By Alakbar Raufoglu for Southeast European Times:
The Peace and Democracy Party (BDP) held its first parliamentary group meeting last week in Diyarbakir — the main city of the Kurdish-dominated region – and challenged the government to release their detained members and make major changes towards Kurdish rights in the constitution.
Unless the government steps back from its position, the BDP parliamentary group says they will convene in Diyarbakir every week and continue to make politics under the umbrella of a Kurdistan Meclis (parliament).
BDP MP Sirri Sakik describes the alternative parliament to SETimes.
“We have promised our [Kurdish] voters to raise their voice in the democratic parliament in Ankara, but in fact, the government spoilt this process from the very beginning,” he says, adding that now all democracy seekers in Turkey, including Kurds, need their own local parliaments more than ever.
“We called our [Meclis] project an overall Turkey project … From Trabzon to Diyarbakir, from west to east, our people should taste the democracy starting at their own meclis, and the Kurdistan Meclis will be the first pilot of it,” he added.
The main goal of the project is to disperse the government’s power from Ankara to the regions, he said.
Michael Gunter, a political science professor at Tennessee Technological University and author of nine books about the Kurds, analysed the situation for SETimes.
“I believe the idea of Kurdistan parliament is simply being floated to encourage the Turkish authorities to rule favorably upon seating Hatip Dicle in the Turkish parliament,” he says, referring to one of the banned BDP candidates.
“Any Kurdistan parliament would have to be approved by a new Turkish constitution which would have to establish a strong federalism.”
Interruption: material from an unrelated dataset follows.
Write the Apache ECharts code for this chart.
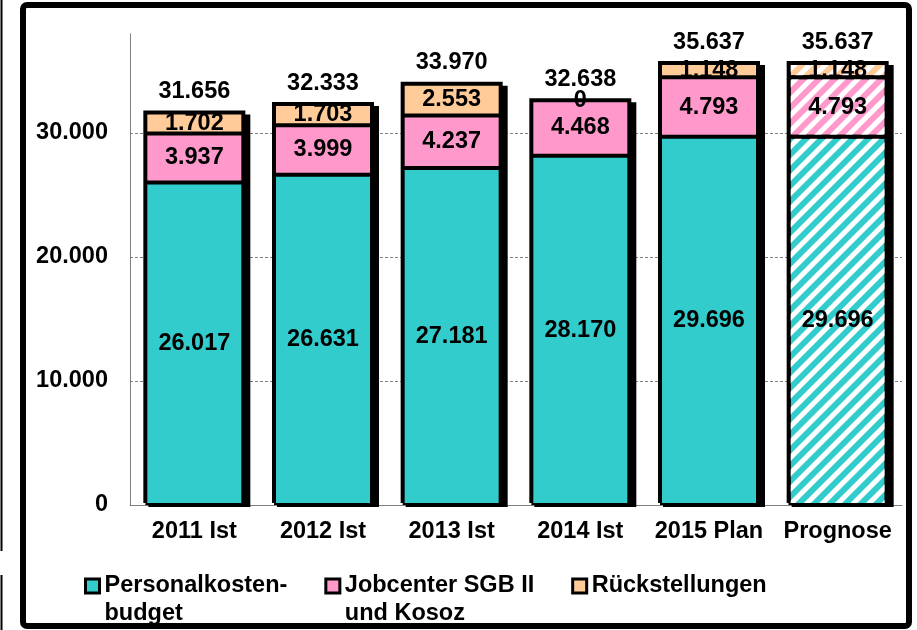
<!DOCTYPE html>
<html>
<head>
<meta charset="utf-8">
<script src="https://cdn.jsdelivr.net/npm/echarts@6/dist/echarts.min.js"></script>
<style>
  html, body { margin: 0; padding: 0; background: #fff; }
  #chart { width: 917px; height: 630px; }
</style>
</head>
<body>
<div id="chart"></div>
<script>
var categories = ['2011 Ist', '2012 Ist', '2013 Ist', '2014 Ist', '2015 Plan', 'Prognose'];
var personal = [26017, 26631, 27181, 28170, 29696, 29696];
var jobcenter = [3937, 3999, 4237, 4468, 4793, 4793];
var rueck = [1702, 1703, 2553, 0, 1148, 1148];
var totals = [31656, 32333, 33970, 32638, 35637, 35637];
var hatched = 5; // Prognose

var font = 'Liberation Sans, Arial, sans-serif';
var fs = 23.5;

function fmt(v) {
    return String(v).replace(/\B(?=(\d{3})+(?!\d))/g, '.');
}

var stripes = {
    symbol: 'rect',
    symbolSize: 1,
    dashArrayX: [1, 0],
    dashArrayY: [5, 6],
    rotation: -Math.PI / 4,
    color: '#ffffff'
};

function withHatch(arr) {
    return arr.map(function (v, i) {
        return i === hatched ? { value: v, itemStyle: { decal: stripes } } : v;
    });
}

var segLabel = {
    show: true,
    position: 'inside',
    color: '#000',
    fontFamily: font,
    fontWeight: 'bold',
    fontSize: fs,
    formatter: function (p) { return fmt(p.value); }
};

function barStyle(color) {
    return { color: color, borderColor: '#000', borderWidth: 2 };
}

var legendNames = {
    'Personalkosten-budget': ' \nPersonalkosten-\nbudget',
    'Jobcenter SGB II und Kosoz': ' \nJobcenter SGB II\nund Kosoz',
    'Rückstellungen': ' \nRückstellungen\n '
};

// hidden helper axes for the outline / drop shadow grids
function helperX(i) {
    return { type: 'category', gridIndex: i, data: categories, show: false };
}
function helperY(i) {
    return { type: 'value', gridIndex: i, min: 0, max: 38000, interval: 10000, show: false };
}

echarts.init(document.getElementById('chart')).setOption({
    animation: false,
    grid: [
        { left: 130, right: 15, top: 33.8, bottom: 125 },
        { left: 130, right: 15, top: 31.8, bottom: 127 },   // black outline, 2px up
        { left: 135, right: 10, top: 35.8, bottom: 123 }    // drop shadow
    ],
    legend: {
        data: ['Personalkosten-budget', 'Jobcenter SGB II und Kosoz', 'Rückstellungen'],
        left: 84,
        top: 544,
        padding: 0,
        itemGap: 37,
        itemWidth: 14,
        itemHeight: 14,
        icon: 'rect',
        itemStyle: { borderColor: '#000', borderWidth: 3 },
        formatter: function (name) { return legendNames[name]; },
        textStyle: {
            color: '#000',
            fontFamily: font,
            fontWeight: 'bold',
            fontSize: fs,
            lineHeight: 28
        }
    },
    xAxis: [
        {
            type: 'category',
            data: categories,
            axisLine: { lineStyle: { color: '#808080', width: 1 } },
            axisTick: { show: false },
            axisLabel: {
                interval: 0,
                color: '#000',
                fontFamily: font,
                fontWeight: 'bold',
                fontSize: fs,
                margin: 15
            }
        },
        helperX(1),
        helperX(2)
    ],
    yAxis: [
        {
            type: 'value',
            min: 0,
            max: 38000,
            interval: 10000,
            axisLine: { show: true, lineStyle: { color: '#808080', width: 1 } },
            axisTick: { show: false },
            axisLabel: {
                color: '#000',
                fontFamily: font,
                fontWeight: 'bold',
                fontSize: fs,
                margin: 22,
                showMaxLabel: false,
                formatter: function (v) { return fmt(v); }
            },
            splitLine: {
                show: true,
                showMaxLine: false,
                lineStyle: { color: '#808080', type: [3, 2], width: 1 }
            }
        },
        helperY(1),
        helperY(2)
    ],
    series: [
        {
            name: 'Rahmen',
            type: 'bar',
            xAxisIndex: 1,
            yAxisIndex: 1,
            z: 1,
            barWidth: 102,
            itemStyle: { color: '#000' },
            silent: true,
            data: totals
        },
        {
            name: 'Schatten',
            type: 'bar',
            xAxisIndex: 2,
            yAxisIndex: 2,
            z: 1,
            barWidth: 102,
            itemStyle: { color: '#000' },
            silent: true,
            data: totals
        },
        {
            name: 'Personalkosten-budget',
            type: 'bar',
            stack: 'total',
            barWidth: 98,
            itemStyle: barStyle('#33CCCC'),
            label: segLabel,
            data: withHatch(personal)
        },
        {
            name: 'Jobcenter SGB II und Kosoz',
            type: 'bar',
            stack: 'total',
            barWidth: 98,
            itemStyle: barStyle('#FF99CC'),
            label: segLabel,
            data: withHatch(jobcenter)
        },
        {
            name: 'Rückstellungen',
            type: 'bar',
            stack: 'total',
            barWidth: 98,
            itemStyle: barStyle('#FFCC99'),
            label: segLabel,
            data: withHatch(rueck)
        },
        {
            name: 'Summe',
            type: 'bar',
            stack: 'total',
            barWidth: 98,
            itemStyle: { color: 'transparent', borderWidth: 0 },
            label: {
                show: true,
                position: 'top',
                distance: 9,
                color: '#000',
                fontFamily: font,
                fontWeight: 'bold',
                fontSize: fs,
                formatter: function (p) { return fmt(totals[p.dataIndex]); }
            },
            data: totals.map(function () { return 0; })
        }
    ],
    graphic: [
        {
            type: 'rect',
            z: 100,
            shape: { x: 23, y: 5, width: 886, height: 621, r: 4 },
            style: { fill: 'none', stroke: '#000', lineWidth: 6 }
        },
        {
            type: 'line',
            z: 100,
            shape: { x1: 1.5, y1: 0, x2: 1.5, y2: 551 },
            style: { stroke: '#000', lineWidth: 2 }
        },
        {
            type: 'line',
            z: 100,
            shape: { x1: 1.5, y1: 575, x2: 1.5, y2: 630 },
            style: { stroke: '#000', lineWidth: 2 }
        }
    ]
});
</script>
</body>
</html>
In other words, he says, the idea of the Kurdistan parliament at this stage is not realistic, but does illustrate how serious the matter of seating Dicle in the Turkish parliament is for the BDP and its many supporters.
Paul Kubicek, a professor of political science at Oakland University and expert on Turkish politics, says the possibility of a Kurdish “alternative” parliament is “very alarming and destabilizing”.
“Regardless of whether one thinks the BDP has some legitimacy in boycotting the new parliament, for the Kurdish deputies to take this step, which will clearly be seen as separatist in orientation, is highly provocative and raises the stakes in the situation,” he told SETimes.
In Ankara, authorities are infuriated by the Kurdistan Meclis idea and rule out any possibility of such.
“We will not allow anyone to take such steps that aim to shatter Turkey’s administrative system,” says Huseyin Tanriverdi, the AKP’s deputy general-secretary responsible for local administration.
“The Kurdistan Meclis or any other separatist parliament like that is not acceptable by our people,” he told SETimes.
“In every Turkish city where Kurds live, there are also Turks, and vice versa,” he argues. “The discrimination of the governance system is unacceptable in Turkey.”
Meanwhile, former AKP MP from Diyarbakir, Abdurrahman Kurt, sees logic in the local meclis proposal.
“Both local administrations and the parliament are important for Turkish regions as well as Diyarbakir, but it shouldn’t be obsessed with the Kurdish problem or can’t be called a Kurdistan Meclis,” he told SETimes.
“Local parliaments should be dealing with local issues,” he says, whereas national politics should be dealt with in Ankara.